How is it that we know all the lyrics to every song in an album, but can’t remember the periodic table? Why can we remember conversations from five years ago, but forget milk in the big shop? And why on earth do we leave a room, stop, think and completely forget why we left in the first place?
This is in no way a scientific article. My days in the science lab consisted of feeding splints into a Bunsen burner and executing the squeaky pop test. But like many young, ambitious journalists, I do appreciate a good ponder. Personally, my memory is like a cloud. I can see and admire what is furthest away, but as soon as I try and seize something closer it vanishes and fades through my fingers.
There is one answer to the bewilderment and misunderstanding of memory. It’s not a very helpful answer as it doesn’t explain why we overlook such simple daily occurrences. The reason we can remember who walked us to school on that crisp, sun-drenched, autumn morning, is because somewhere within our long term memory, we have ‘power of recall’.
‘Power’ is a vitally important word to describe that element of memory. The ability to recollect such precise, minor events from life is an incredible ability. Our brain is a fragile instrument that, when used appropriately, can play such sweet harmonies. We take for granted just how incredible our long term memory is. Picking out key, distant memories from our existence is like finding a grain of salt in the sugar pot, not impossible, but very difficult. So with this extraordinary talent, why do we have such terrible short term memory?
We can read, smell, hear and touch what is closest to us but not remember recent happenings. I’m not saying were all goldfish, swimming around aimlessly, being repeatedly surprised by the little castle in our bowl. But the vast majority of us often forget such minuscule facts, objects, dates and names. Okay, here is a very basic speck of science. In the Limbic section of our brain we have a small component called the Hippocampus. This is not a flamboyant Hippo. It is just one element of our brain that holds short and long term memory. Sometimes our short term memory is like a faulty USB stick. A file, (memory), gets lost and we have to search the computer, (brain), to retrieve, (remember).
This is where it all gets extremely baffling. Why is it that I can still remember every word from my first Shakespearian monologue, but can’t remember Pythagoras’s theorem? Personally I believe it comes down to personal choice, preference and ability. Two effects that definitely destroy and obliterate memory are nerves and stress. A perfect example is a talent show performed in, two years ago. I decided to sing ‘She’s always a woman to me’ by Billy Joel. I know every lyric to that song, most of his songs in all honesty. But as I mounted the stage, let the lights hit my eyes and caught sight of the audience, my mind was empty. My memory was a black hole, I felt every thought slip deep into the abyss. I stood frozen, let my anxieties triumph over me, and simply forgot every lyric.

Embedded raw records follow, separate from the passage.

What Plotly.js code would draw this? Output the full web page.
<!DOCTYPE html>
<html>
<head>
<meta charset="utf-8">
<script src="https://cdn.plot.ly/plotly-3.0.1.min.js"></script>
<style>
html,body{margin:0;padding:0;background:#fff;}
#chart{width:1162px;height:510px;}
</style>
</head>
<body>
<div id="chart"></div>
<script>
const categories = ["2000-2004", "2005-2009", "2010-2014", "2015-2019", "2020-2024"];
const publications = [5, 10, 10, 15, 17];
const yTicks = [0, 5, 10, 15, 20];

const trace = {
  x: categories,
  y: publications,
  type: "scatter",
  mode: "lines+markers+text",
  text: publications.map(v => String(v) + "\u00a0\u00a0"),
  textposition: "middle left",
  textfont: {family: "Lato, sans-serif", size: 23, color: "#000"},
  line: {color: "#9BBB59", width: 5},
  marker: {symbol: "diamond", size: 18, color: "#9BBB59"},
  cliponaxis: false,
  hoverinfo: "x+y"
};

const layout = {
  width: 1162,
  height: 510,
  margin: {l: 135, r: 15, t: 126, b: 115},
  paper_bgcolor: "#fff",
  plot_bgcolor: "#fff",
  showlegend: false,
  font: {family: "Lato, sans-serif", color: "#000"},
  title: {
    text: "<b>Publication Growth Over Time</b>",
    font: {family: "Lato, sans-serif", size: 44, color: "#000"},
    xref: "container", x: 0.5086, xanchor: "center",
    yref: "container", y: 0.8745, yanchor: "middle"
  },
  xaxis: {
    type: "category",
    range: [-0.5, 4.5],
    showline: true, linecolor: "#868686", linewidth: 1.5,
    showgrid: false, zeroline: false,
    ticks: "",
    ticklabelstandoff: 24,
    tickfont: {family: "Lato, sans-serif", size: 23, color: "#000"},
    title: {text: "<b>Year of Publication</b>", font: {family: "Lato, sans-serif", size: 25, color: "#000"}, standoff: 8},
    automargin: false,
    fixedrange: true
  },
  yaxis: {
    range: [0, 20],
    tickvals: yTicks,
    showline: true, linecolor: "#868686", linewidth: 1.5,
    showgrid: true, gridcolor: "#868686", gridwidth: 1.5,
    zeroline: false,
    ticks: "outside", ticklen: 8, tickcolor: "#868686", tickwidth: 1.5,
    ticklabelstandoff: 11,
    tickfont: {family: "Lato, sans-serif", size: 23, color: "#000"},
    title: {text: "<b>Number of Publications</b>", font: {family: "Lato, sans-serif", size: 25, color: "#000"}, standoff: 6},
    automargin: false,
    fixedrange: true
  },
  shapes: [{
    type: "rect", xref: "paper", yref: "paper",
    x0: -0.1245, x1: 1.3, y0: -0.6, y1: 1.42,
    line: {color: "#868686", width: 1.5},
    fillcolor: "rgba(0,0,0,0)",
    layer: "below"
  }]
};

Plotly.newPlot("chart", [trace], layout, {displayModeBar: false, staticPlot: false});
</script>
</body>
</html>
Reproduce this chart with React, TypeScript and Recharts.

This is why I assume our short term memory can disappear so swiftly. We can remember what is familiar to us. We can revise, learn and understand as long as we don’t let our concerns rule us. But our brain can only hold so much and because of this, the little things fall out from time to time. We forget the milk, overlook simple tasks and panic when we lose small details. Nevertheless, if this causes us to reminisce about incredible nostalgia and past memories, then maybe forgetting the small things shouldn’t concern us.